_What is expected_
Line by line, repeat the data below exactly, beginning at the first line and ending at the line with "(adminB.west |- mid);". Omit pictures.

_Provided entries_
++++++++++

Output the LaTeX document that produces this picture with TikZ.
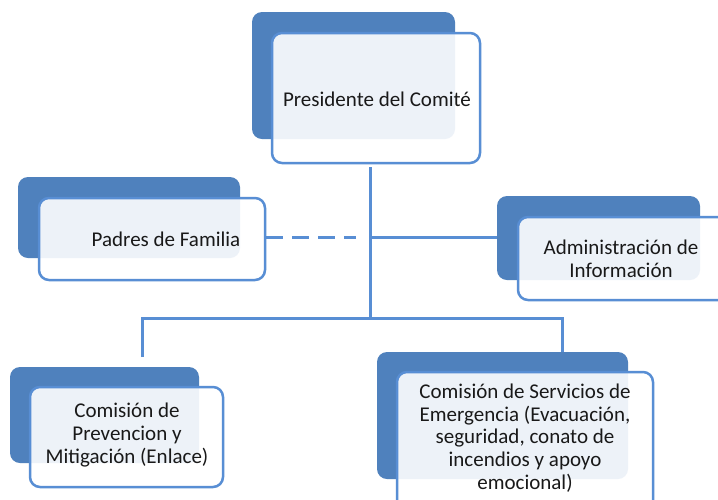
\documentclass[tikz,border=0pt]{standalone}
\usepackage{fontspec}
\setmainfont{Carlito}
\definecolor{boxblue}{RGB}{79,129,189}
\definecolor{lineblue}{RGB}{88,142,212}
\definecolor{inktext}{RGB}{25,25,25}
\begin{document}
\begin{tikzpicture}[x=1pt,y=-1pt,
  back box/.style={rectangle,rounded corners=10pt,fill=boxblue,inner sep=0pt},
  front box/.style={rectangle,rounded corners=10pt,draw=lineblue,line width=2.5pt,fill=white,fill opacity=0.9,inner sep=0pt},
  box text/.style={align=center,text=inktext,inner sep=0pt,font=\fontsize{21}{22.75}\selectfont},
  link/.style={draw=lineblue,line width=3pt},
  dashed link/.style={link,dash pattern=on 17pt off 9pt}]
  \clip (0,0) rectangle (718,499);
  \fill[white] (0,0) rectangle (718,499);

  \coordinate (presOut) at (370,167);
  \coordinate (hub) at (370,318);
  \coordinate (mid) at (370,237);
  \coordinate (prevIn) at (142,357);
  \coordinate (emerIn) at (562,357);

  \node[back box,minimum width=222pt,minimum height=81pt] at (129,217.5) (padresB) {};
  \node[back box,minimum width=203pt,minimum height=84pt] at (598.5,238) (adminB) {};

  \path[link] (presOut) -- (hub);
  \path[link] (prevIn) |- (hub) -| (emerIn);
  \path[link] (mid) -- (adminB.west |- mid);

  \node[back box,minimum width=203pt,minimum height=127pt] at (353.5,75.5) (presB) {};
  \node[back box,minimum width=189pt,minimum height=96pt] at (104.5,415) (prevB) {};
  \node[back box,minimum width=251pt,minimum height=127pt] at (502.5,415.5) (emerB) {};

  \node[front box,minimum width=208pt,minimum height=130pt] at (376,98) (pres) {};
  \node[front box,minimum width=226pt,minimum height=82pt] at (152,239) (padres) {};
  \node[front box,minimum width=222pt,minimum height=83pt] at (629,258.5) (admin) {};
  \node[front box,minimum width=193pt,minimum height=100pt] at (126.5,437) (prev) {};
  \node[front box,minimum width=256pt,minimum height=148pt] at (525,446) (emer) {};

  \path[dashed link] (padres.east |- mid) -- ([xshift=-14pt]mid);

  \node[box text] at (377,99) (presT) {Presidente del Comité};
  \node[box text] at (166,239) (padresT) {Padres de Familia};
  \node[box text] at (621,259) (adminT) {Administración de\\Información};
  \node[box text] at (127,435) (prevT) {Comisión de\\Prevencion y\\Mitigación (Enlace)};
  \node[box text] at (525,438) (emerT) {Comisión de Servicios de\\Emergencia (Evacuación,\\seguridad, conato de\\incendios y apoyo\\emocional)};
\end{tikzpicture}
\end{document}
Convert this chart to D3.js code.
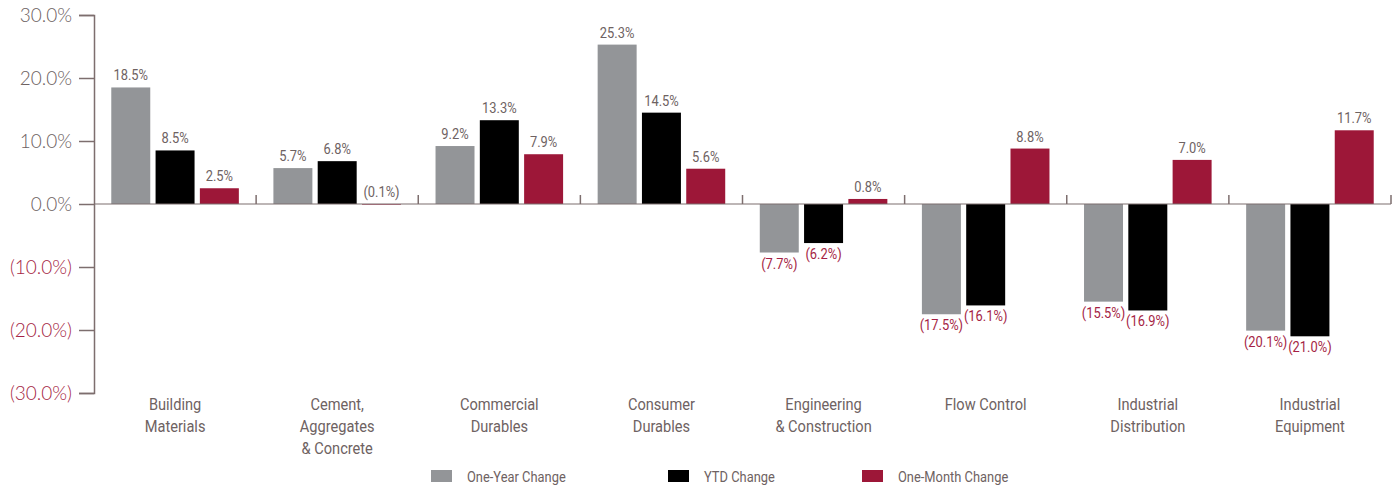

++++++++++

_The response_
Output the LaTeX document that produces this picture with TikZ.
\documentclass[tikz,border=0pt]{standalone}
\usepackage{fontspec}
\setmainfont{Carlito}
\definecolor{boxblue}{RGB}{79,129,189}
\definecolor{lineblue}{RGB}{88,142,212}
\definecolor{inktext}{RGB}{25,25,25}
\begin{document}
\begin{tikzpicture}[x=1pt,y=-1pt,
  back box/.style={rectangle,rounded corners=10pt,fill=boxblue,inner sep=0pt},
  front box/.style={rectangle,rounded corners=10pt,draw=lineblue,line width=2.5pt,fill=white,fill opacity=0.9,inner sep=0pt},
  box text/.style={align=center,text=inktext,inner sep=0pt,font=\fontsize{21}{22.75}\selectfont},
  link/.style={draw=lineblue,line width=3pt},
  dashed link/.style={link,dash pattern=on 17pt off 9pt}]
  \clip (0,0) rectangle (718,499);
  \fill[white] (0,0) rectangle (718,499);

  \coordinate (presOut) at (370,167);
  \coordinate (hub) at (370,318);
  \coordinate (mid) at (370,237);
  \coordinate (prevIn) at (142,357);
  \coordinate (emerIn) at (562,357);

  \node[back box,minimum width=222pt,minimum height=81pt] at (129,217.5) (padresB) {};
  \node[back box,minimum width=203pt,minimum height=84pt] at (598.5,238) (adminB) {};

  \path[link] (presOut) -- (hub);
  \path[link] (prevIn) |- (hub) -| (emerIn);
  \path[link] (mid) -- (adminB.west |- mid);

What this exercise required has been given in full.